Leaving the pictures aside, transcribe every line below exactly.
=-=-=
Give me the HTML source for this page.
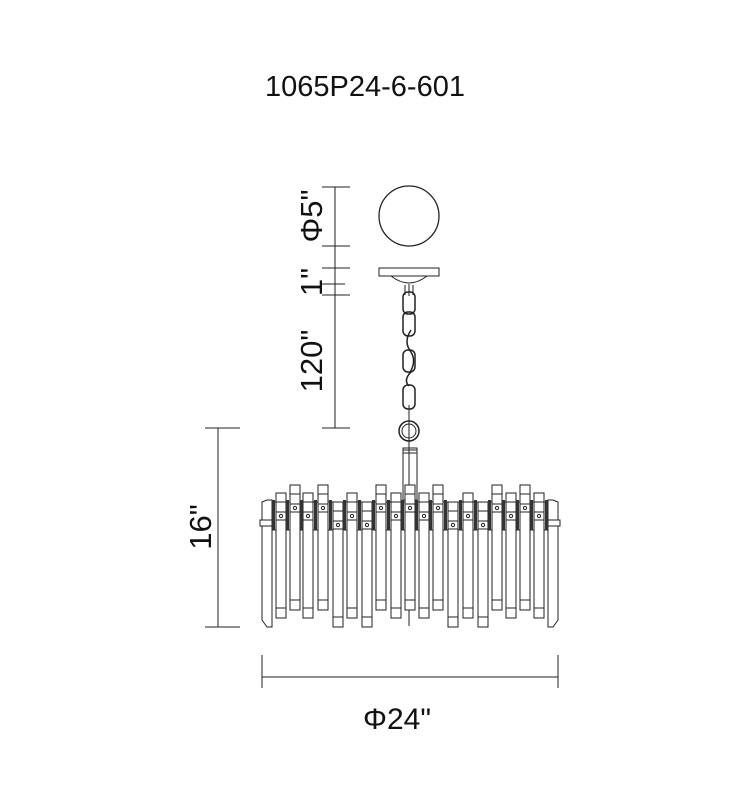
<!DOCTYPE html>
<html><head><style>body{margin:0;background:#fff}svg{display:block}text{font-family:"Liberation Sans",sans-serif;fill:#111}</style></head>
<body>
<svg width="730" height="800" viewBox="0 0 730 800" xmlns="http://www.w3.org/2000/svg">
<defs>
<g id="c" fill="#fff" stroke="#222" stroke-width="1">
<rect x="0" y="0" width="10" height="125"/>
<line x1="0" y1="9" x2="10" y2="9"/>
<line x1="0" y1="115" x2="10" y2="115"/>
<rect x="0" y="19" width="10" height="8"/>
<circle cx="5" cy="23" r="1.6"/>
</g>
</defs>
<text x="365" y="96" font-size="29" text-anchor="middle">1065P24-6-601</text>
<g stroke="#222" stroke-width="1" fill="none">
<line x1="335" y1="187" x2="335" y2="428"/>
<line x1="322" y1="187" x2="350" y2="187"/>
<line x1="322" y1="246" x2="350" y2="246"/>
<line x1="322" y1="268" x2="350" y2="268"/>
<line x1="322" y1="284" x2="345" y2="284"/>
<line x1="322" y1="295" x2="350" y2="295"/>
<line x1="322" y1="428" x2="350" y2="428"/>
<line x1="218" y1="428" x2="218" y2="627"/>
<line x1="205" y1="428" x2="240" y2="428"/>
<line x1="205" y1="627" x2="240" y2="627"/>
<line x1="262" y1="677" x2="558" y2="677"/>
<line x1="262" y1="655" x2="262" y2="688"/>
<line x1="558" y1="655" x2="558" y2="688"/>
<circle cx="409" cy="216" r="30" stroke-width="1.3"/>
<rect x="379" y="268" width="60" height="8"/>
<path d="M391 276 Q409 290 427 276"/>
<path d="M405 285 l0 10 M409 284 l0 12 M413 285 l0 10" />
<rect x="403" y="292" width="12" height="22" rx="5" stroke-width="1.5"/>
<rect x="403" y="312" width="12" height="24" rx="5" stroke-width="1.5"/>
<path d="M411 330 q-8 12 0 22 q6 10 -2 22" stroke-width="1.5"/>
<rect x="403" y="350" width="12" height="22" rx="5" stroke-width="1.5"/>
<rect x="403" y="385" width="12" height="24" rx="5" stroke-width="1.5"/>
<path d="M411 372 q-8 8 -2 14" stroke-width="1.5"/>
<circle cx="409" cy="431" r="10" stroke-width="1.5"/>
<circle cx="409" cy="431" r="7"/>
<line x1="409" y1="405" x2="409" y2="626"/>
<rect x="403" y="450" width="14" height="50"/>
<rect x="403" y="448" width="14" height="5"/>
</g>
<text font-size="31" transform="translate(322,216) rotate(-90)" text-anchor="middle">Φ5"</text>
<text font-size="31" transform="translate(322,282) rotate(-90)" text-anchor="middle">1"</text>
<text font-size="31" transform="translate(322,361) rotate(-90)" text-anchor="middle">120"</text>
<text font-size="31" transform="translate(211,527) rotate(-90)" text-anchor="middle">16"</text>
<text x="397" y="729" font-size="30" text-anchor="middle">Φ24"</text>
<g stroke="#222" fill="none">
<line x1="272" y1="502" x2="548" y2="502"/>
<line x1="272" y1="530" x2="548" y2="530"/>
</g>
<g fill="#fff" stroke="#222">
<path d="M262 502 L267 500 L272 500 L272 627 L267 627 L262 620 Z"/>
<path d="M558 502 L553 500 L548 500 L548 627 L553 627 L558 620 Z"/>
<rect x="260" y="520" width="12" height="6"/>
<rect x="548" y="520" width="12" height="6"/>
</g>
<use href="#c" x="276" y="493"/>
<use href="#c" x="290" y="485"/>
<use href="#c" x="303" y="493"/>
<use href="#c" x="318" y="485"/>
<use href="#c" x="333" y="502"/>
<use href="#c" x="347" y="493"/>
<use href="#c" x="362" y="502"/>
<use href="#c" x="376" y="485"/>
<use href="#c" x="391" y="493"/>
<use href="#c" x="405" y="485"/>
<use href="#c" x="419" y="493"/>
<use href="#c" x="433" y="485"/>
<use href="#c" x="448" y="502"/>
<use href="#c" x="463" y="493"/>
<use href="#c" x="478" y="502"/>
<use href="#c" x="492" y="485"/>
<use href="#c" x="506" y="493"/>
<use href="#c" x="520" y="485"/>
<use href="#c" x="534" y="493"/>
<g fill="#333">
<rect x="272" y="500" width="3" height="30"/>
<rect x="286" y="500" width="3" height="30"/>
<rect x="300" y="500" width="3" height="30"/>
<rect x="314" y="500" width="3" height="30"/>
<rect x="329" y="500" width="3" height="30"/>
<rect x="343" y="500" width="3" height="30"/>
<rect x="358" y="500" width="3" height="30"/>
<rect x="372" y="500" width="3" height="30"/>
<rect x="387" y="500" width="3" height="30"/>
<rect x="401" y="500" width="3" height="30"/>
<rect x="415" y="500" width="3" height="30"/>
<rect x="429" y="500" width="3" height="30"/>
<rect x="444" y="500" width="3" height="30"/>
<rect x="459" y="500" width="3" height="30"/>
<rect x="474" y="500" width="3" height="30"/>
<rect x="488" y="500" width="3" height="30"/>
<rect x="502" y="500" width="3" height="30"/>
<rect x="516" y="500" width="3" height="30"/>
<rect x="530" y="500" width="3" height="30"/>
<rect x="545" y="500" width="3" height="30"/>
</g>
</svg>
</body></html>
=-=-=
▸ EXERCISE ANSWER:
Give me the HTML source for this page.
<!DOCTYPE html>
<html><head><style>body{margin:0;background:#fff}svg{display:block}text{font-family:"Liberation Sans",sans-serif;fill:#111}</style></head>
<body>
<svg width="730" height="800" viewBox="0 0 730 800" xmlns="http://www.w3.org/2000/svg">
<defs>
<g id="c" fill="#fff" stroke="#222" stroke-width="1">
<rect x="0" y="0" width="10" height="125"/>
<line x1="0" y1="9" x2="10" y2="9"/>
<line x1="0" y1="115" x2="10" y2="115"/>
<rect x="0" y="19" width="10" height="8"/>
<circle cx="5" cy="23" r="1.6"/>
</g>
</defs>
<text x="365" y="96" font-size="29" text-anchor="middle">1065P24-6-601</text>
<g stroke="#222" stroke-width="1" fill="none">
<line x1="335" y1="187" x2="335" y2="428"/>
<line x1="322" y1="187" x2="350" y2="187"/>
<line x1="322" y1="246" x2="350" y2="246"/>
<line x1="322" y1="268" x2="350" y2="268"/>
<line x1="322" y1="284" x2="345" y2="284"/>
<line x1="322" y1="295" x2="350" y2="295"/>
<line x1="322" y1="428" x2="350" y2="428"/>
<line x1="218" y1="428" x2="218" y2="627"/>
<line x1="205" y1="428" x2="240" y2="428"/>
<line x1="205" y1="627" x2="240" y2="627"/>
<line x1="262" y1="677" x2="558" y2="677"/>
<line x1="262" y1="655" x2="262" y2="688"/>
<line x1="558" y1="655" x2="558" y2="688"/>
<circle cx="409" cy="216" r="30" stroke-width="1.3"/>
<rect x="379" y="268" width="60" height="8"/>
<path d="M391 276 Q409 290 427 276"/>
<path d="M405 285 l0 10 M409 284 l0 12 M413 285 l0 10" />
<rect x="403" y="292" width="12" height="22" rx="5" stroke-width="1.5"/>
<rect x="403" y="312" width="12" height="24" rx="5" stroke-width="1.5"/>
<path d="M411 330 q-8 12 0 22 q6 10 -2 22" stroke-width="1.5"/>
<rect x="403" y="350" width="12" height="22" rx="5" stroke-width="1.5"/>
<rect x="403" y="385" width="12" height="24" rx="5" stroke-width="1.5"/>
<path d="M411 372 q-8 8 -2 14" stroke-width="1.5"/>
<circle cx="409" cy="431" r="10" stroke-width="1.5"/>
<circle cx="409" cy="431" r="7"/>
<line x1="409" y1="405" x2="409" y2="626"/>
<rect x="403" y="450" width="14" height="50"/>
<rect x="403" y="448" width="14" height="5"/>
</g>
<text font-size="31" transform="translate(322,216) rotate(-90)" text-anchor="middle">Φ5"</text>
<text font-size="31" transform="translate(322,282) rotate(-90)" text-anchor="middle">1"</text>
<text font-size="31" transform="translate(322,361) rotate(-90)" text-anchor="middle">120"</text>
<text font-size="31" transform="translate(211,527) rotate(-90)" text-anchor="middle">16"</text>
<text x="397" y="729" font-size="30" text-anchor="middle">Φ24"</text>
<g stroke="#222" fill="none">
<line x1="272" y1="502" x2="548" y2="502"/>
<line x1="272" y1="530" x2="548" y2="530"/>
</g>
<g fill="#fff" stroke="#222">
<path d="M262 502 L267 500 L272 500 L272 627 L267 627 L262 620 Z"/>
<path d="M558 502 L553 500 L548 500 L548 627 L553 627 L558 620 Z"/>
<rect x="260" y="520" width="12" height="6"/>
<rect x="548" y="520" width="12" height="6"/>
</g>
<use href="#c" x="276" y="493"/>
<use href="#c" x="290" y="485"/>
<use href="#c" x="303" y="493"/>
<use href="#c" x="318" y="485"/>
<use href="#c" x="333" y="502"/>
<use href="#c" x="347" y="493"/>
<use href="#c" x="362" y="502"/>
<use href="#c" x="376" y="485"/>
<use href="#c" x="391" y="493"/>
<use href="#c" x="405" y="485"/>
<use href="#c" x="419" y="493"/>
<use href="#c" x="433" y="485"/>
<use href="#c" x="448" y="502"/>
<use href="#c" x="463" y="493"/>
<use href="#c" x="478" y="502"/>
<use href="#c" x="492" y="485"/>
<use href="#c" x="506" y="493"/>
<use href="#c" x="520" y="485"/>
<use href="#c" x="534" y="493"/>
<g fill="#333">
<rect x="272" y="500" width="3" height="30"/>
<rect x="286" y="500" width="3" height="30"/>
<rect x="300" y="500" width="3" height="30"/>
<rect x="314" y="500" width="3" height="30"/>
<rect x="329" y="500" width="3" height="30"/>
<rect x="343" y="500" width="3" height="30"/>
<rect x="358" y="500" width="3" height="30"/>
<rect x="372" y="500" width="3" height="30"/>
<rect x="387" y="500" width="3" height="30"/>
<rect x="401" y="500" width="3" height="30"/>
<rect x="415" y="500" width="3" height="30"/>
<rect x="429" y="500" width="3" height="30"/>
<rect x="444" y="500" width="3" height="30"/>
<rect x="459" y="500" width="3" height="30"/>
<rect x="474" y="500" width="3" height="30"/>
<rect x="488" y="500" width="3" height="30"/>
<rect x="502" y="500" width="3" height="30"/>
<rect x="516" y="500" width="3" height="30"/>
<rect x="530" y="500" width="3" height="30"/>
<rect x="545" y="500" width="3" height="30"/>
</g>
</svg>
</body></html>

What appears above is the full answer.